Approximate Second-Order:
Introduction
In deep learning, optimization is crucial for training neural networks to perform well. While commonly used methods like Gradient Descent (a first-order method) are simple and scalable, they often struggle with slow learning and require careful adjustments. Second-order methods can speed up the learning process, but they are usually too expensive to compute for large models. This blog will explain approximate second-order methods in deep learning in simple terms, discussing their benefits and challenges.
Why Do We Need Approximate Second-Order Methods?
First-order methods like Gradient Descent use the gradient (slope) of the loss function to update the model’s parameters. These methods can be slow and inefficient, especially with complex models. Second-order methods also use the curvature of the loss function (how steep or flat it is in different directions) to make smarter updates. However, computing this curvature (Hessian matrix) is very expensive for deep learning models with many parameters. Approximate second-order methods try to get the benefits of second-order methods without the heavy computation.
Key Approximate Second-Order Methods
1. Quasi-Newton Methods
Quasi-Newton methods approximate the Hessian matrix instead of computing it directly.
- BFGS and L-BFGS: BFGS is a popular method, and L-BFGS is its variant that uses less memory, making it practical for deep learning.
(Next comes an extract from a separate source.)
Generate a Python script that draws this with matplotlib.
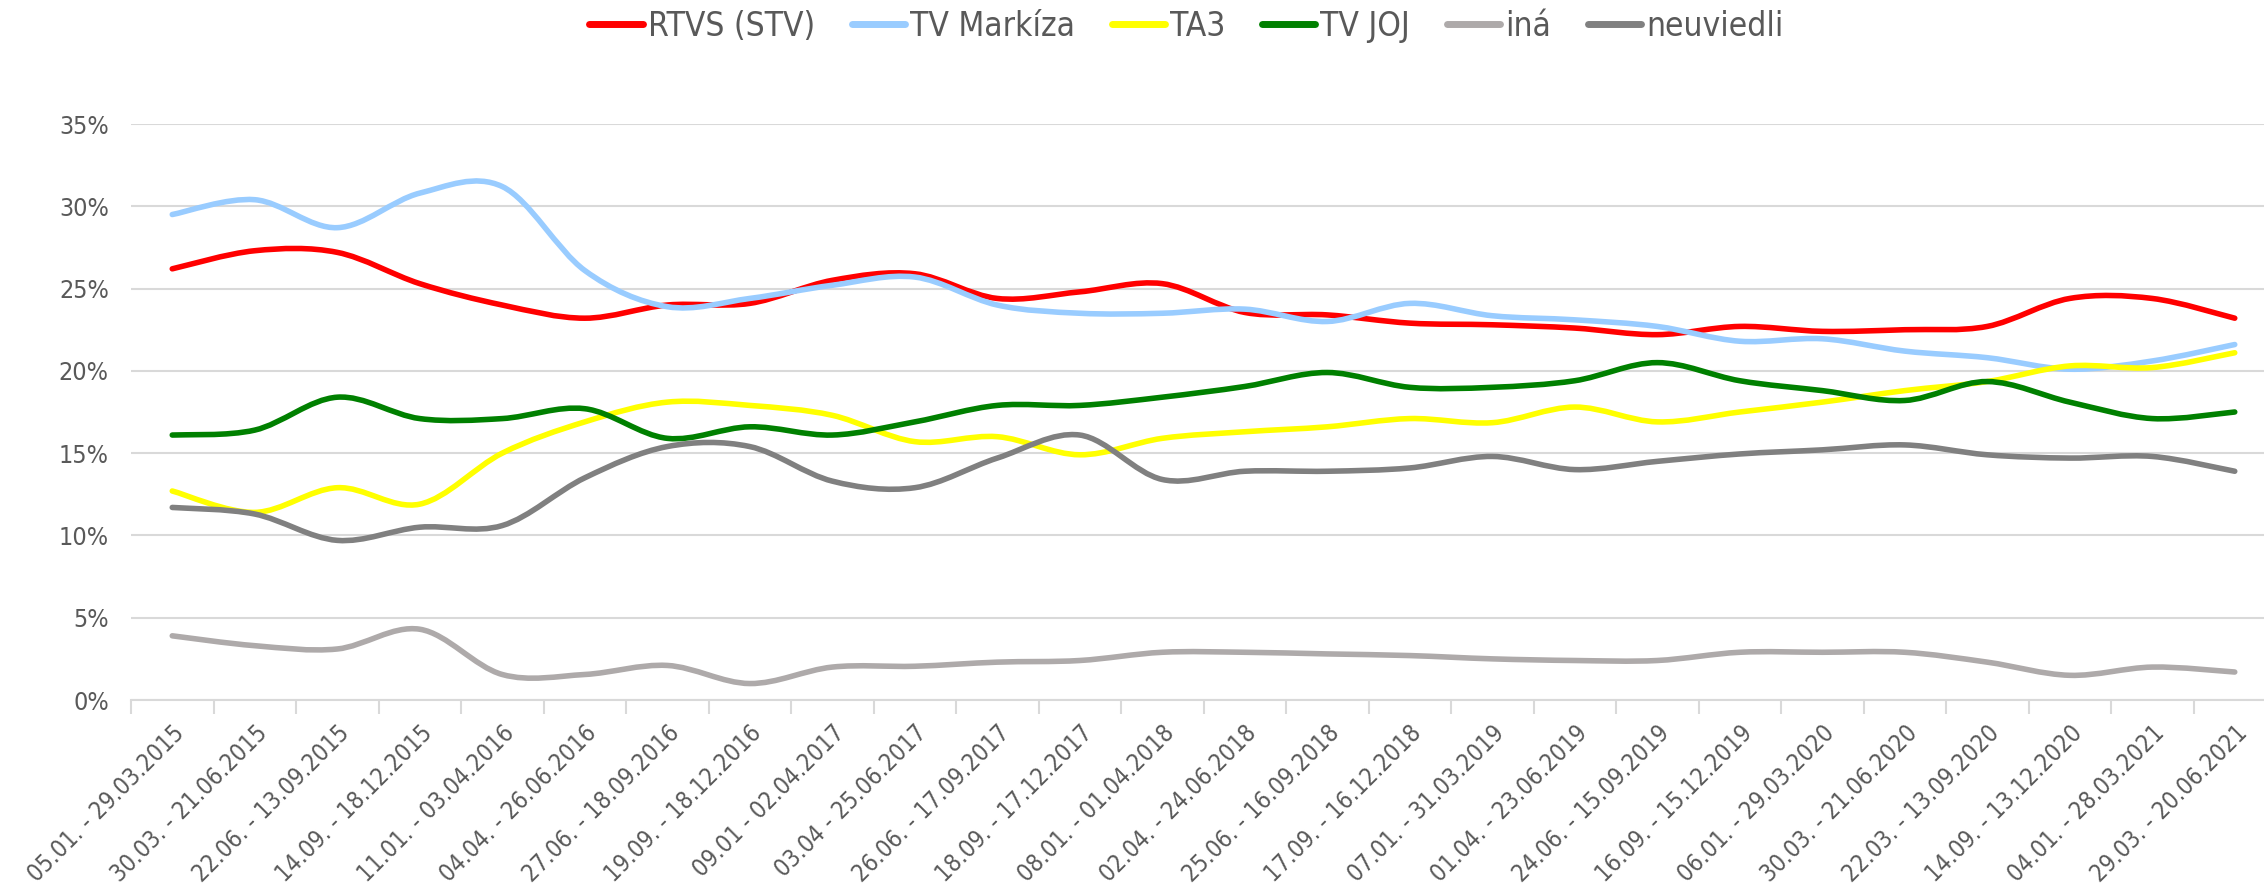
""" Share of TV stations over quarterly periods 2015-2021 """

import os
import numpy as np
import matplotlib
matplotlib.use("Agg")
import matplotlib.pyplot as plt
from matplotlib import font_manager
from matplotlib.font_manager import FontProperties
from matplotlib.path import Path
from matplotlib.patches import PathPatch
from matplotlib.lines import Line2D

periods = [
    "05.01. - 29.03.2015", "30.03. - 21.06.2015", "22.06. - 13.09.2015",
    "14.09. - 18.12.2015", "11.01. - 03.04.2016", "04.04. - 26.06.2016",
    "27.06. - 18.09.2016", "19.09. - 18.12.2016", "09.01 - 02.04.2017",
    "03.04 - 25.06.2017", "26.06. - 17.09.2017", "18.09. - 17.12.2017",
    "08.01. - 01.04.2018", "02.04. - 24.06.2018", "25.06. - 16.09.2018",
    "17.09. - 16.12.2018", "07.01. - 31.03.2019", "01.04. - 23.06.2019",
    "24.06. - 15.09.2019", "16.09. - 15.12.2019", "06.01. - 29.03.2020",
    "30.03. - 21.06.2020", "22.03. - 13.09.2020", "14.09. - 13.12.2020",
    "04.01. - 28.03.2021", "29.03. - 20.06.2021",
]

rtvs = [26.2, 27.3, 27.2, 25.3, 24.0, 23.2, 24.0, 24.1, 25.5, 25.9, 24.4, 24.8, 25.3,
        23.55, 23.4, 22.9, 22.8, 22.6, 22.2, 22.7, 22.4, 22.5, 22.7, 24.4, 24.4, 23.2]
markiza = [29.5, 30.4, 28.7, 30.8, 31.2, 26.1, 23.9, 24.4, 25.2, 25.7, 24.0, 23.5, 23.5,
           23.75, 23.0, 24.1, 23.35, 23.1, 22.7, 21.8, 21.95, 21.2, 20.8, 20.1, 20.6, 21.6]
ta3 = [12.7, 11.4, 12.9, 11.9, 15.0, 16.9, 18.1, 17.9, 17.3, 15.7, 16.0, 14.9, 15.9,
       16.3, 16.6, 17.1, 16.85, 17.8, 16.9, 17.5, 18.1, 18.8, 19.35, 20.3, 20.2, 21.1]
joj = [16.1, 16.4, 18.4, 17.1, 17.1, 17.7, 15.9, 16.6, 16.1, 16.9, 17.9, 17.9, 18.4,
       19.05, 19.9, 19.0, 19.0, 19.4, 20.5, 19.4, 18.8, 18.2, 19.35, 18.1, 17.1, 17.5]
ina = [3.9, 3.3, 3.1, 4.3, 1.55, 1.55, 2.1, 1.0, 2.0, 2.05, 2.3, 2.4, 2.9,
       2.9, 2.8, 2.7, 2.5, 2.4, 2.4, 2.9, 2.9, 2.9, 2.3, 1.5, 2.0, 1.7]
neuviedli = [11.7, 11.3, 9.7, 10.5, 10.6, 13.5, 15.4, 15.4, 13.3, 12.9, 14.7, 16.1, 13.4,
             13.9, 13.9, 14.1, 14.8, 14.0, 14.5, 14.95, 15.2, 15.5, 14.9, 14.7, 14.8, 13.9]

series = [
    ("RTVS (STV)", rtvs, "#FF0000"),
    ("TV Markíza", markiza, "#99CCFF"),
    ("TA3", ta3, "#FFFF00"),
    ("TV JOJ", joj, "#008000"),
    ("iná", ina, "#AEAAAA"),
    ("neuviedli", neuviedli, "#808080"),
]

TEXT = "#595959"
GRID = "#D9D9D9"
LW = 4.0


def narrow_font_file():
    """ Finds a narrow sans font file, closest to the Calibri look. """
    found = {}
    for f in font_manager.fontManager.ttflist:
        base = os.path.basename(f.fname).lower()
        if f.style != "normal" or f.weight not in (400, "normal", "regular"):
            continue
        if "narrow" in base or "condensed" in base:
            found[base] = f.fname
    for key in ("liberationsansnarrow-regular.ttf", "dejavusanscondensed.ttf"):
        if key in found:
            return found[key]
    return next(iter(found.values()), None)


def font(size):
    path = narrow_font_file()
    if path:
        return FontProperties(fname=path, size=size)
    return FontProperties(family="DejaVu Sans", size=size)


def smooth_path(xs, ys):
    """ Bezier path through the points, like a smoothed Excel line. """
    pts = np.column_stack([xs, ys]).astype(float)
    n = len(pts)
    verts = [pts[0]]
    codes = [Path.MOVETO]
    for i in range(n - 1):
        p0 = pts[max(i - 1, 0)]
        p1 = pts[i]
        p2 = pts[i + 1]
        p3 = pts[min(i + 2, n - 1)]
        verts += [p1 + (p2 - p0) / 6, p2 - (p3 - p1) / 6, p2]
        codes += [Path.CURVE4] * 3
    return Path(verts, codes)


fig = plt.figure(figsize=(22.64, 8.85), dpi=100)
ax = fig.add_axes([131 / 2264, 185 / 885, 2145 / 2264, 576 / 885])

x = np.arange(len(periods))
handles = []
for name, values, color in series:
    patch = PathPatch(smooth_path(x, values), fill=False, edgecolor=color,
                      linewidth=LW, capstyle="round", joinstyle="round", zorder=3)
    ax.add_patch(patch)
    handles.append(Line2D([], [], color=color, linewidth=LW + 1,
                          solid_capstyle="round", label=name))

ax.set_xlim(-0.5, len(periods) - 0.5)
ax.set_ylim(0, 35)

ax.set_yticks(range(0, 36, 5))
ax.set_yticklabels([f"{v}%" for v in range(0, 36, 5)], fontproperties=font(18),
                   color=TEXT)
ax.set_xticks(x)
ax.set_xticklabels(periods, rotation=45, ha="right", va="top",
                   rotation_mode="anchor", fontproperties=font(17), color=TEXT)
ax.set_xticks(np.arange(-0.5, len(periods)), minor=True)

ax.tick_params(axis="x", which="major", length=0, pad=15)
ax.tick_params(axis="x", which="minor", length=10, width=1.5, color=GRID)
ax.tick_params(axis="y", length=0, pad=16)

ax.grid(axis="y", color=GRID, linewidth=1.5)
ax.set_axisbelow(True)
for side in ("top", "right", "left"):
    ax.spines[side].set_visible(False)
ax.spines["bottom"].set_color(GRID)
ax.spines["bottom"].set_linewidth(1.5)

fig.legend(handles=handles, loc="center", bbox_to_anchor=(0.524, 0.970),
           ncol=6, frameon=False, prop=font(24), handlelength=1.6,
           handletextpad=0.15, columnspacing=1.1, labelcolor=TEXT)

fig.savefig("out.png", dpi=100)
These methods adjust the model’s parameters based on an approximation of the curvature.
2. Hessian-Free Optimization
Hessian-Free Optimization avoids computing the full Hessian matrix by approximating how the Hessian interacts with other vectors, making it suitable for large-scale problems.
- Conjugate Gradient Method: This method is often used in Hessian-Free Optimization to efficiently solve the equations involving the Hessian.
3. Krylov Subspace Methods
These methods use a smaller subspace of the parameter space to approximate the Hessian, making the computations manageable.
- K-FAC (Kronecker-Factored Approximate Curvature): K-FAC approximates the Hessian using Kronecker products, reducing computational demands while still leveraging second-order information.
4. Trust Region Methods
Trust region methods control the update step size to stay within a region where the model is trusted to behave well.
- TRON (Trust Region Newton): This algorithm finds the best update step within a trust region, balancing efficiency and accuracy.
Benefits of Approximate Second-Order Methods
1. Faster Learning
By using curvature information, these methods can find the optimal parameters more quickly than first-order methods.
2. Better Handling of Tough Problems
They can handle difficult problems with steep or flat regions better, avoiding issues like vanishing or exploding gradients.
3. Improved Performance
These methods can help escape local minima and find better solutions, leading to improved model performance.
Challenges and Considerations
1. Complexity of Implementation
Approximate second-order methods are more complex to implement compared to first-order methods and require careful design to ensure stability.
2. Computational Resources
They are still more computationally demanding than first-order methods, so balancing speed and computational cost is essential.
3. Scalability
Even though they are more efficient, very large-scale problems can still pose challenges. Techniques like L-BFGS and K-FAC help but require careful problem analysis.
4. Hyperparameter Tuning
These methods often have many settings that need to be fine-tuned for best results, requiring lots of experimentation.
Conclusion
Approximate second-order methods provide powerful tools for optimizing deep learning models by using curvature information without the heavy computation of true second-order methods. Techniques like L-BFGS, Hessian-Free Optimization, K-FAC, and trust region methods can significantly speed up learning and improve model performance. Understanding and using these methods can lead to faster and more efficient training of deep learning models, making them invaluable in tackling complex optimization challenges.